A number of community members had urged the board to lower the levy rate. But board members, following a long meeting behind closed doors, decided to leave the rate at 98 percent.

What's at issue for Kessler is Renzella's comment that the real savings in lowering the rate would have been seen by gas, oil and coal companies. Renzella said the average person would have seen little to no deduction in taxes if the board were to lower its rate, a claim Kessler said is false.

"Whether you are a home and vehicle owner, a small business owner, own rental property or mineral interests or are a mid-to-large size commercial operation in the county, a reduction in the rates would be beneficial," Kessler said. "It could save you $50 to $100 to several hundred or thousands of dollars on your property tax bill this year. I don't think that is insignificant and it is insulting to all property owners of Marshall County who could benefit to make such a statement."

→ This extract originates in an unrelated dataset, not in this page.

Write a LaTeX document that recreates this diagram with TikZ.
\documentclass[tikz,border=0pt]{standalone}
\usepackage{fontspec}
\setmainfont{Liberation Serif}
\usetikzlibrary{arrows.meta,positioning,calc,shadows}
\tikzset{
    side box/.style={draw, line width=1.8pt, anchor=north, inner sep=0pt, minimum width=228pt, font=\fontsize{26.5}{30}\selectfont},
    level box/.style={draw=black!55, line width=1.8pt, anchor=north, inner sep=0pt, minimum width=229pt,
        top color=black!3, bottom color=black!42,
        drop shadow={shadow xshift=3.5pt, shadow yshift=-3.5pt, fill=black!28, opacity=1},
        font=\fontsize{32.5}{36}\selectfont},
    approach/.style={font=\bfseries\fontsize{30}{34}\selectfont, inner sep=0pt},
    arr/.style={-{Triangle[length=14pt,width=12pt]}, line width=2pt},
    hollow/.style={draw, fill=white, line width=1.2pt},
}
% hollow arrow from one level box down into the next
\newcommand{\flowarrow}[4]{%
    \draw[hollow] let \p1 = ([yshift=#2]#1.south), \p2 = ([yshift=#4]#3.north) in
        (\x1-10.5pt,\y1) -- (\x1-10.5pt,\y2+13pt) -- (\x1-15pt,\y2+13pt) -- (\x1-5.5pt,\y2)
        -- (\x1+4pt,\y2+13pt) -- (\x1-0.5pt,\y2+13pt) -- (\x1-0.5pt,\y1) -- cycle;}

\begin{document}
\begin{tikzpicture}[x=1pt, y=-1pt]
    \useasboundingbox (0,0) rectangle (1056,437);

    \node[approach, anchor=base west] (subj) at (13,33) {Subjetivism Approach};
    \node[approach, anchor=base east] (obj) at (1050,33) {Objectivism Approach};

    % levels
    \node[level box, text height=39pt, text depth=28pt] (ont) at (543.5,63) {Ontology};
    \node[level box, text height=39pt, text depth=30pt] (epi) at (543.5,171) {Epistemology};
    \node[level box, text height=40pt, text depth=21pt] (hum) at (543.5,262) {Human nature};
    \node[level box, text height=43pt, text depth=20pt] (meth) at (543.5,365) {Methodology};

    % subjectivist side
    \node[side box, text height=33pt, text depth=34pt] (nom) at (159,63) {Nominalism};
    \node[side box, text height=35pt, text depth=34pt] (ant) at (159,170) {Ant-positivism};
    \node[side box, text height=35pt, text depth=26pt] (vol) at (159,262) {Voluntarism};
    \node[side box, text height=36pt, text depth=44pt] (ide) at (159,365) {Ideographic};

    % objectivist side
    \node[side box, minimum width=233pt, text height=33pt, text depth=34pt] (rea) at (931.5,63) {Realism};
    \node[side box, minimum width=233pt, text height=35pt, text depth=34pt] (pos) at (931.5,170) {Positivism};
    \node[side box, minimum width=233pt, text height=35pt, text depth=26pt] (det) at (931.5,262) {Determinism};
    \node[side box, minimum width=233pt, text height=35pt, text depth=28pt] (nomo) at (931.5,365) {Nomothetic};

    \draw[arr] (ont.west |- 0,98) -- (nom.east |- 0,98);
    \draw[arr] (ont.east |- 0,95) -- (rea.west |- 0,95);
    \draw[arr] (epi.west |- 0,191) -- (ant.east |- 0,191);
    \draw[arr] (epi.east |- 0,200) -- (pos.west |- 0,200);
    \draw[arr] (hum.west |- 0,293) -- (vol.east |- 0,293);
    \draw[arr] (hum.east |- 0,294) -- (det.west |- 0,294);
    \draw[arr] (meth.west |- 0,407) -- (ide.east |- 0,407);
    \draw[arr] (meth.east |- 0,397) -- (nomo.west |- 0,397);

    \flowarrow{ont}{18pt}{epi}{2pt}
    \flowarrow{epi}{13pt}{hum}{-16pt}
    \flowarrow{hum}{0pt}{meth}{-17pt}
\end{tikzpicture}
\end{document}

Renzella had said those big businesses that stood to benefit from the levy rate reduction had not voiced concerns to the board of education regarding the rates, a claim Kessler said while possibly true, is easily explained.

"When residents receive their tax bills each August, they don't line up at the board offices on Fourth Street, they come to the assessor's office," Kessler said. "I certainly am not complaining about that, because that is part of my job, but I have spoken with thousands of taxpayers through the years who have vented frustrations and voiced concerns with the school board's levy rate decisions. To pretend that there isn't disappointment and frustration with their actions is comical."

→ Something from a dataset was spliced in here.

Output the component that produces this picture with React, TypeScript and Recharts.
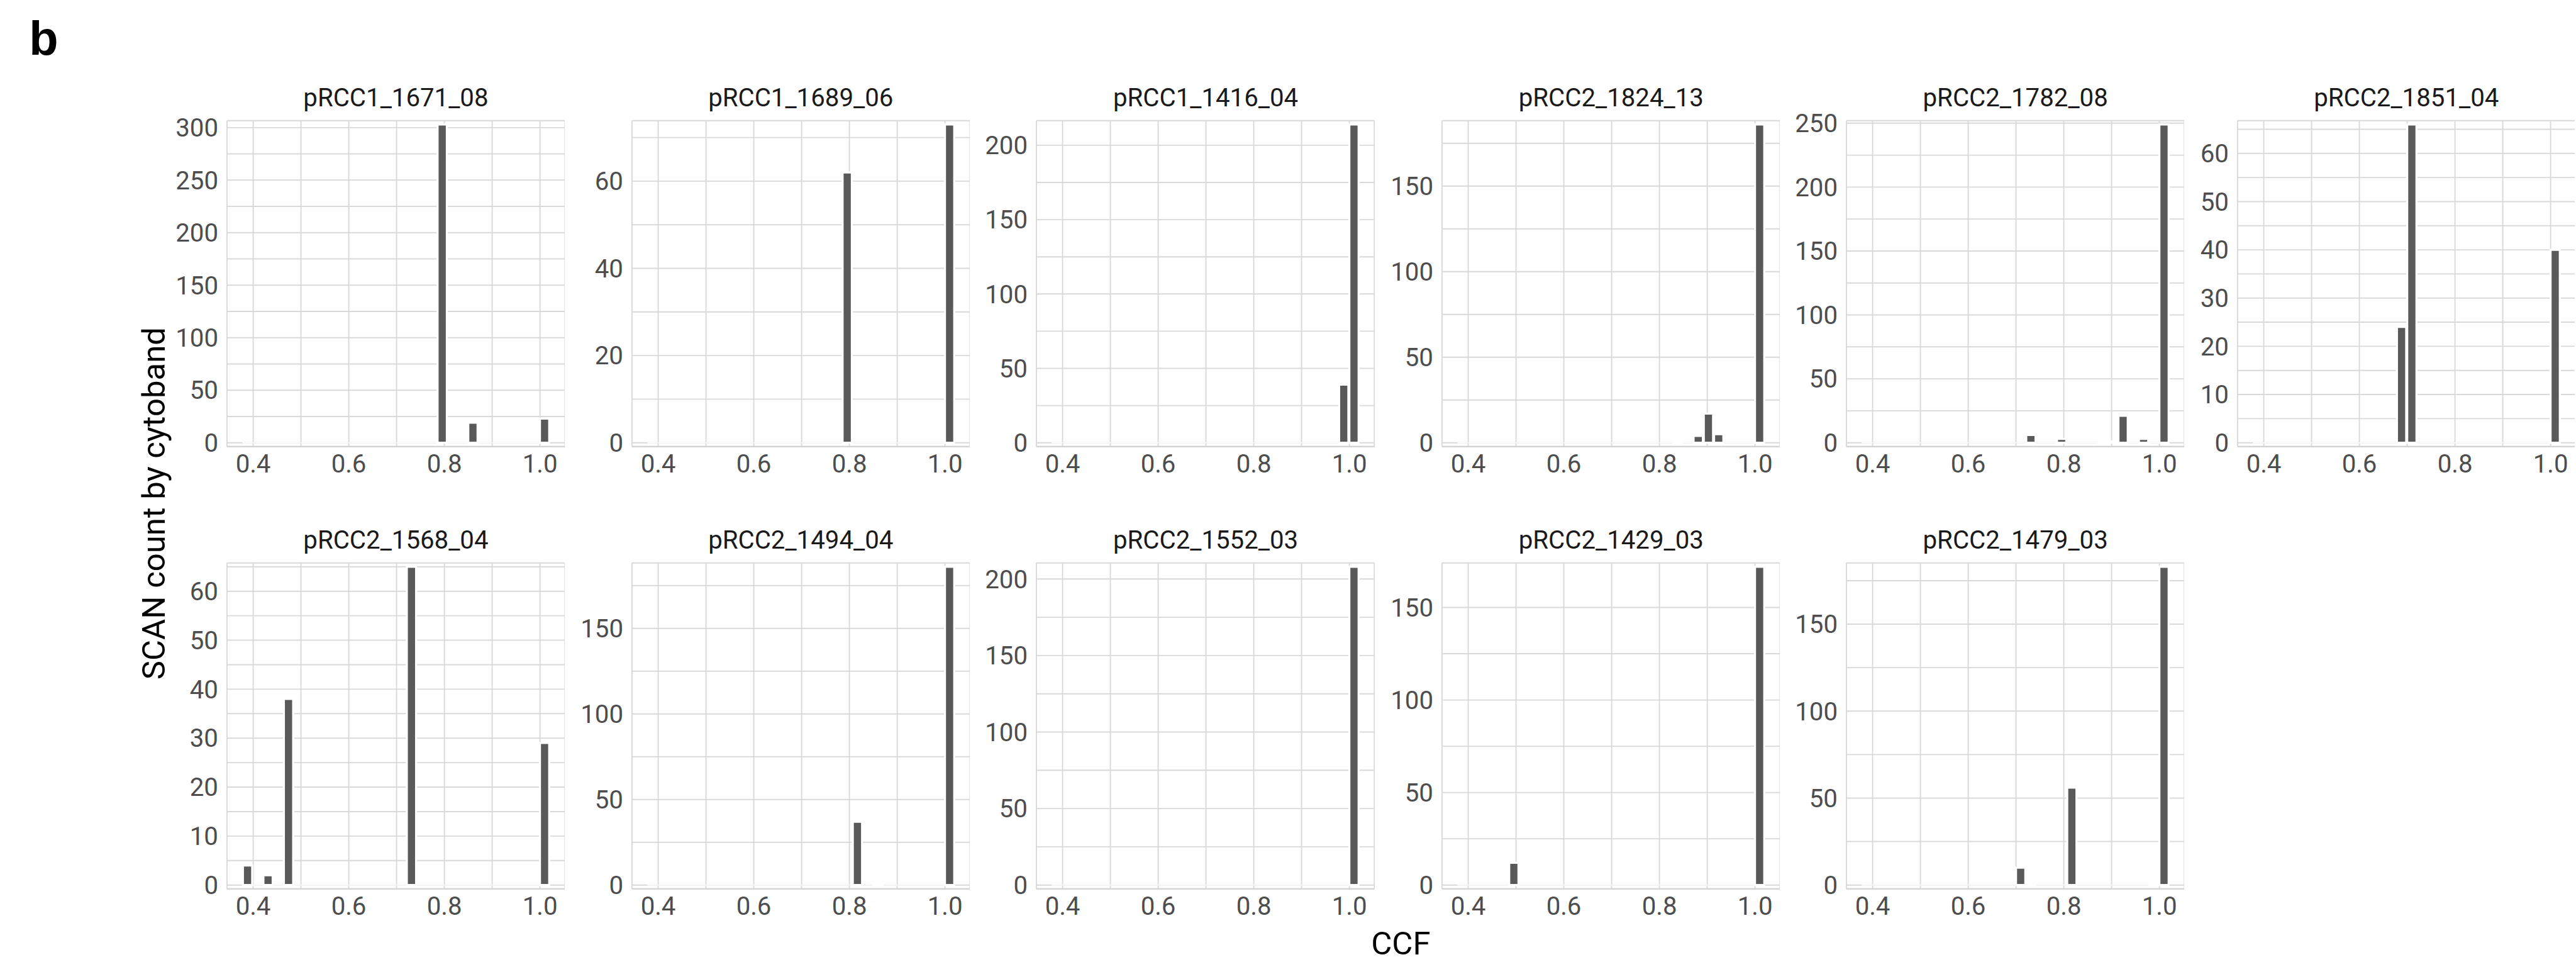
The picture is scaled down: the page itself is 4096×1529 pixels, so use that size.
import React from 'react';
import { BarChart, Bar, XAxis, YAxis, CartesianGrid, ReferenceLine } from 'recharts';

// everything is laid out in reference pixels and drawn at this scale
const S = 0.925;

const panelNames = [
  'pRCC1_1671_08', 'pRCC1_1689_06', 'pRCC1_1416_04', 'pRCC2_1824_13', 'pRCC2_1782_08', 'pRCC2_1851_04',
  'pRCC2_1568_04', 'pRCC2_1494_04', 'pRCC2_1552_03', 'pRCC2_1429_03', 'pRCC2_1479_03',
];

// 30 histogram bins (centres) shared by all panels
const binCenters = [
  0.3880, 0.4094, 0.4309, 0.4523, 0.4737, 0.4952, 0.5166, 0.5380, 0.5594, 0.5809,
  0.6023, 0.6237, 0.6452, 0.6666, 0.6880, 0.7095, 0.7309, 0.7523, 0.7737, 0.7952,
  0.8166, 0.8380, 0.8595, 0.8809, 0.9023, 0.9238, 0.9452, 0.9666, 0.9880, 1.0094,
];

// SCAN counts per bin, one array per sample
const pRCC1_1671_08 = [0,0,0,0,0,0,0,0,0,0, 0,0,0,0,0,0,0,0,0,303, 0,0,19,0,0,0,0,0,0,23];
const pRCC1_1689_06 = [0,0,0,0,0,0,0,0,0,0, 0,0,0,0,0,0,0,0,0,62, 0,0,0,0,0,0,0,0,0,73];
const pRCC1_1416_04 = [0,0,0,0,0,0,0,0,0,0, 0,0,0,0,0,0,0,0,0,0, 0,0,0,0,0,0,0,0,39,214];
const pRCC2_1824_13 = [0,0,0,0,0,0,0,0,0,0, 0,0,0,0,0,0,0,0,0,0, 0,1,0,4,17,5,0,0,0,186];
const pRCC2_1782_08 = [0,0,0,0,0,0,0,0,0,0, 0,0,0,0,0,0,6,0,0,3, 0,0,0,1,1,21,0,3,0,249];
const pRCC2_1851_04 = [0,0,0,0,0,0,0,0,0,0, 0,0,0,0,24,66,0,0,0,0, 0,0,0,0,0,0,0,0,0,40];
const pRCC2_1568_04 = [4,0,2,0,38,0,0,0,0,0, 0,0,0,0,0,0,65,0,0,0, 0,0,0,0,0,0,0,0,0,29];
const pRCC2_1494_04 = [0,0,0,0,0,0,0,0,0,0, 0,0,0,0,0,0,0,0,0,0, 37,0,1,0,0,0,0,0,0,186];
const pRCC2_1552_03 = [0,0,0,0,0,0,0,0,0,0, 0,0,0,0,0,0,0,0,0,0, 0,0,0,0,0,0,0,0,0,208];
const pRCC2_1429_03 = [0,0,0,0,0,12,0,0,0,0, 0,0,0,0,0,0,0,0,0,0, 0,0,0,0,0,0,0,0,0,172];
const pRCC2_1479_03 = [0,0,0,0,0,0,0,0,0,0, 0,0,0,0,0,10,1,0,0,0, 56,0,0,0,0,0,0,0,1,183];

const panelCounts = [
  pRCC1_1671_08, pRCC1_1689_06, pRCC1_1416_04, pRCC2_1824_13, pRCC2_1782_08, pRCC2_1851_04,
  pRCC2_1568_04, pRCC2_1494_04, pRCC2_1552_03, pRCC2_1429_03, pRCC2_1479_03,
];

const yMajorTicks = [
  [0, 50, 100, 150, 200, 250, 300],
  [0, 20, 40, 60],
  [0, 50, 100, 150, 200],
  [0, 50, 100, 150],
  [0, 50, 100, 150, 200, 250],
  [0, 10, 20, 30, 40, 50, 60],
  [0, 10, 20, 30, 40, 50, 60],
  [0, 50, 100, 150],
  [0, 50, 100, 150, 200],
  [0, 50, 100, 150],
  [0, 50, 100, 150],
];

const xMajorTicks = [0.4, 0.6, 0.8, 1.0];
const xTickLabels = ['0.4', '0.6', '0.8', '1.0'];
const xMinorTicks = [0.5, 0.7, 0.9];

// layout, reference pixels
const colLeft = [390, 1086, 1782, 2479, 3174, 3846];
const rowTop = [207.6, 967.6];
const PANEL_W = 581;
const PANEL_H = 560;
const AXIS_W = 95;
const AXIS_H = 70;
const TOP_PAD = 30; // room for the top tick label

const TICK_FS = 43.5 * S;
const GRID = '#d9d9d9';
const BAR = '#595959';

// x scale: bins padded by 5% like the original
const binWidth = binCenters[1] - binCenters[0];
const binLo = binCenters[0] - binWidth / 2;
const binHi = binCenters[binCenters.length - 1] + binWidth / 2;
const xPad = (binHi - binLo) * 0.05;
const xDomain = [binLo - xPad, binHi + xPad];
const barPx = (binWidth / (xDomain[1] - xDomain[0])) * PANEL_W * S;

const XTick = (props: any) => {
  const { x, y, payload } = props;
  const i = xMajorTicks.indexOf(payload.value);
  if (i < 0) return null;
  return (
    <text x={x} y={y} dy="0.71em" textAnchor="middle" fill="#4d4d4d" fontSize={TICK_FS} fontFamily="Roboto">
      {xTickLabels[i]}
    </text>
  );
};

const makeYTick = (majors: number[]) => (props: any) => {
  const { x, y, payload } = props;
  if (majors.indexOf(payload.value) < 0) return null;
  return (
    <text x={x} y={y} dy="0.355em" textAnchor="end" fill="#4d4d4d" fontSize={TICK_FS} fontFamily="Roboto">
      {payload.value}
    </text>
  );
};

const Panel = ({ idx }: { idx: number }) => {
  const counts = panelCounts[idx];
  const majors = yMajorTicks[idx];
  const row = idx < 6 ? 0 : 1;
  const col = idx % 6;
  const max = Math.max(...counts);
  const yDomain = [-0.012 * max, 1.012 * max];
  const step = majors[1] - majors[0];
  const minors = majors.map((v) => v + step / 2).filter((v) => v <= yDomain[1]);
  const yTicks = [...majors, ...minors].sort((a, b) => a - b);
  const data = binCenters.map((x, k) => ({ x, n: counts[k] }));
  const YTick = makeYTick(majors);

  return (
    <div
      style={{
        position: 'absolute',
        left: (colLeft[col] - AXIS_W) * S,
        top: (rowTop[row] - TOP_PAD) * S,
      }}
    >
      <BarChart
        width={(AXIS_W + PANEL_W) * S}
        height={(TOP_PAD + PANEL_H + AXIS_H) * S}
        data={data}
        margin={{ top: TOP_PAD * S, right: 0, bottom: 0, left: 0 }}
        barCategoryGap={0}
      >
        <CartesianGrid stroke={GRID} strokeWidth={1.9} />
        <XAxis
          dataKey="x"
          type="number"
          domain={xDomain}
          allowDataOverflow
          ticks={[...xMajorTicks, ...xMinorTicks].sort((a, b) => a - b)}
          interval={0}
          height={AXIS_H * S}
          tickSize={0}
          tickMargin={14 * S}
          tick={XTick}
          axisLine={{ stroke: '#d2d2d2', strokeWidth: 1.9 }}
        />
        <YAxis
          type="number"
          domain={yDomain}
          allowDataOverflow
          ticks={yTicks}
          interval={0}
          width={AXIS_W * S}
          tickSize={0}
          tickMargin={15 * S}
          tick={YTick}
          axisLine={false}
        />
        <ReferenceLine
          segment={[{ x: binLo, y: 0 }, { x: binHi, y: 0 }]}
          stroke="#ffffff"
          strokeWidth={1.6}
        />
        <Bar dataKey="n" fill={BAR} stroke="#ffffff" strokeWidth={3.2} barSize={barPx} isAnimationActive={false} />
      </BarChart>
    </div>
  );
};

export default function App() {
  const W = 4426 * S;
  const H = 1652 * S;
  return (
    <div style={{ position: 'absolute', left: 0, top: 0, width: W, height: H, background: '#fff', overflow: 'hidden' }}>
      {panelNames.map((_, i) => (
        <Panel key={i} idx={i} />
      ))}
      <svg width={W} height={H} style={{ position: 'absolute', left: 0, top: 0, pointerEvents: 'none' }}>
        <text x={50 * S} y={94 * S} fontFamily="Liberation Sans, Arial, sans-serif" fontWeight="bold" fontSize={82 * S} fill="#000">
          b
        </text>
        {panelNames.map((name, i) => {
          const row = i < 6 ? 0 : 1;
          const col = i % 6;
          return (
            <text
              key={name}
              x={(colLeft[col] + PANEL_W / 2) * S}
              y={(rowTop[row] - 24.5) * S}
              textAnchor="middle"
              fontFamily="Roboto"
              fontSize={TICK_FS}
              fill="#1a1a1a"
            >
              {name}
            </text>
          );
        })}
        <text
          x={283 * S}
          y={865 * S}
          transform={`rotate(-90 ${283 * S} ${865 * S})`}
          textAnchor="middle"
          fontFamily="Roboto"
          fontSize={55 * S}
          fill="#000"
        >
          SCAN count by cytoband
        </text>
        <text x={2408 * S} y={1640 * S} textAnchor="middle" fontFamily="Roboto" fontSize={55 * S} fill="#000">
          CCF
        </text>
      </svg>
    </div>
  );
}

Kessler also took issue with Renzella's statement that voters chose to continue the county's excess levy at 98 percent, stating the ballot did not define the levy as such. Marshall County voters in December had agreed to continue a five-year, $83.5 million excess levy for the schools.

"There was not one statement on that election levy ballot that asked for voter approval for the rate to be set at 98 percent," Kessler said. "What was plainly stated was that the school board needed $16.7 million annually for five years to carry out its purposes. To basically bait the voters of the county by presenting a false hope of possible reductions in the rate if the excess levy was approved, and then switching back to the current rate, even though total assessed values have increased by nearly $1 billion over the past two years, is disingenuous at best."

Kessler also pointed to the Marshall County Commission, which last week lowered the county's levy rate by 11.1 percent, as an example of what the school board could do to help taxpayers.

"If (the school board) had reduced the levy to 85 percent, the board still would have received $3 million more than asked for on the ballot and $2.5 million more than received in the current fiscal year," Kessler said. "Also, don't forget, the board already received $3 million more during this fiscal year than it did in the 2011-12 year when total values increased by $335 million."

During the next few years, Kessler said he expects assessed values to continue to increase, though not by such large amounts. Regardless, he said he will continue to call on the board to provide tax relief through the lowering of the levy rate.

"I adhere to the philosophy that a rising tide should lift all boats, but through its recent actions, the school board administration seems to care about only its own," he said. "They may need to be careful, however, that when asking for more taxpayer money in the future, the boat they're on might just be the Titanic."

However, Renzella and board of education Vice President Lori Kestner said the district is simply taking advantage of the large amount of money coming into the county to finish projects that have been targeted for several years.

"This is an opportunity to finalize those projects and get it done," Kestner said. She, along with Board President Roger Lewicki and board members Tom Gilbert and Beth Phillips voted to keep the levy rate at 98 percent, with board member John Miller voting against the issue.

In addition to finishing outstanding projects, Kestner said budget cuts on the state and federal level are "for real" and the district is bracing to ensure programs can continue for students who rely on them.

"Do we have enough to do the minimum? Absolutely," said Kestner, who also serves on the state education executive board. "We want to be able to do more than that and not have to cut vital programs that help students achieve."

Meanwhile, Renzella said he is unsure as to why Kessler has chosen to take aim at the district and how it operates. He said he stands by his numbers, and said if those numbers are wrong, Kessler should present that information to the board and voters - in an open meeting.

"Our county has always been unified when it comes to education," he said. "For some reason, the assessor is attempting to impact how we budget and spend money to meet the needs of students, and he wasn't elected to do that. His office does a tremendous job, but I would never think of making comments about how he does his job. If I had an issue, I'd go see him. We're not trying to lead anyone on, and we would do whatever we can to assist him to gain understanding of what we do and how we operate."

Kestner said the board would be open to holding a meeting for residents of the county to explain the budget, which will be finalized and available for review at the board office next month. She said if the board is giving incorrect information, Kessler should inform them and provide guidance.

"If we're wrong, shame on us, but come explain it to us publicly," she said.